Hola Chefpreneurs,
The path to restaurant success is narrow. The reasons for failure are more numerous than the hairs on my rescue mutt. I’ve made all of these mistakes before and will probably make them again: they are that difficult to avoid. But if you can avoid them, your chances of success will climb, and your blood pressure will plummet. Here are four pitfalls I hope to help you avoid:
Undercapitalizing. In other words, you didn’t raise enough money. I made this mistake with Bluebird (our French bistro that opened in Chapel Hill, NC in July 2022), even though it was the third restaurant I’d opened as a principal, and probably the tenth I’d opened in my career. The Covid-era construction costs spiraled to nearly 200% of the contractor’s estimate, so I became one of those restaurant owners who takes out five credit cards to spread around the imminent recurring expenses (WiFi, chemical services, reservations system, etc.) and still had to make a personal loan to the business on top of the money I’d already invested–not to even mention putting a lien on my house as a personal guarantee of the lease of the restaurant space. I implore you to raise, borrow, or contribute far more cash than you think it will cost you to get not only to opening day, but far past it, with a cash float that will carry you through expenses of ninety days post-opening. If you end up not needing all of that capital, you can return it to your investors like a hero.

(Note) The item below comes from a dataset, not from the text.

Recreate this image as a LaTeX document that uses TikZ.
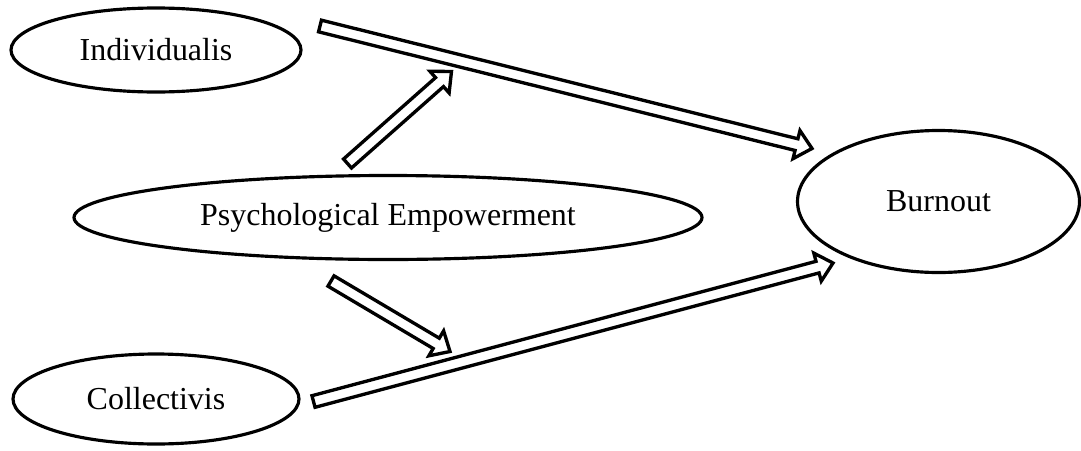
\documentclass[tikz,border=0pt]{standalone}
\usepackage{fontspec}
\setmainfont{Liberation Serif}
\usetikzlibrary{shapes.geometric,calc,positioning}

\begin{document}
\begin{tikzpicture}[
    x=0.02cm, y=-0.02cm,
    var/.style={ellipse, draw, line width=1.8pt, inner sep=0pt, font=\fontsize{18.2}{22}\selectfont},
    blockarrow/.style={line width=1.9pt, line join=miter,
        to path={($(\tikztostart)!0.12cm!90:(\tikztotarget)$)
            -- ($(\tikztotarget)!0.32cm!(\tikztostart)!0.12cm!-90:(\tikztostart)$)
            -- ($(\tikztotarget)!0.32cm!(\tikztostart)!0.29cm!-90:(\tikztostart)$)
            -- (\tikztotarget)
            -- ($(\tikztotarget)!0.32cm!(\tikztostart)!0.29cm!90:(\tikztostart)$)
            -- ($(\tikztotarget)!0.32cm!(\tikztostart)!0.12cm!90:(\tikztostart)$)
            -- ($(\tikztostart)!0.12cm!-90:(\tikztotarget)$) -- cycle}},
]
    \useasboundingbox (0,0) rectangle (1081,450);
    \node[var, minimum width=0.02cm*290, minimum height=0.02cm*84] (ind) at (156,50) {Individualis};
    \node[var, minimum width=0.02cm*628, minimum height=0.02cm*84] (pe) at (388,217.5) {Psychological Empowerment};
    \node[var, minimum width=0.02cm*286, minimum height=0.02cm*90] (col) at (156,399) {Collectivis};
    \node[var, minimum width=0.02cm*282, minimum height=0.02cm*142] (burn) at (938.5,201.5) {Burnout};

    % arrow ends
    \coordinate (ind-out) at (320,26);
    \coordinate (burn-in1) at (812,148.5);
    \coordinate (col-out) at (313.5,401.5);
    \coordinate (burn-in2) at (833,263);
    \coordinate (pe-out1) at (347.5,163.5);
    \coordinate (mod1) at (451.5,71.5);
    \coordinate (pe-out2) at (331,281);
    \coordinate (mod2) at (450,351.5);

    \draw[blockarrow] (ind-out) to (burn-in1);
    \draw[blockarrow] (col-out) to (burn-in2);
    \draw[blockarrow] (pe-out1) to (mod1);
    \draw[blockarrow] (pe-out2) to (mod2);
\end{tikzpicture}
\end{document}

Overpromoting. No product survives its first contact with a paying customer fully intact. Whether you know it or not, you will open your restaurant with MVP (Minimum Viable Product) and you’ll need to improve or adapt your food, beverage, and service offerings according to the guest feedback you receive in the first few weeks. To that end, understand that you’re in Beta mode for at least a little while, and that you’re better off not playing to a packed house every night when your restaurant is brand new. You’re far better off with several nights of a soft opening with loving, understanding friends and family who eat for free. They’ll be forgiving of your crew’s mistakes and will love you no matter what. Make your mistakes with that crowd before you encounter paying guests. People will eat in your restaurant for the first time only once, and if it’s not a good, not only will they not return, they’ll advise their friends to stay away as well.
Saying “We don’t do that.” Everything should be on the table in the beginning. I’m not saying or implying that you should be all things to all people; you’ll have a few nasty guests come in, treat your staff poorly, and complain about the food. It’ll be clear to you that yours is not the restaurant for them. Let them go! But in the midst of defining what you are, it’s important to avoid, in the early stages, etching into stone what you are not. I say this because you may have a guest point out to you that the brokers at the real estate firm next door would stop in for a couple of drinks if you opened at five instead of five-thirty. You realize that you’re wasting money on labor by opening for brunch at ten on Sunday mornings, but you’re in a town where everyone goes to church. Or you think your food doesn’t look good in a to-go box, but soon realize that the parents in the surrounding neighborhoods have the money to spend on weeknight dinners out, but need the convenience of take-out. And so on.
Obsessing and catastrophizing. Like it or not, this too shall pass. Despite all the teeth-grinding, gut-churning moments of debilitating stress, despite the intravenous flood of ecstasy-inducing endorphins when your team crushes a busy Saturday night, the sun will rise and people will get up and go to work, and 99.999% of the world’s population will never, ever, ever care about your restaurant. Please believe me that you will be a more satisfied and effective leader if you, at the very least, sit still and count your breaths and empty your mind for at least five minutes every morning.
Allez allez! Keep it between the navigational beacons out on those dark waters, Chef.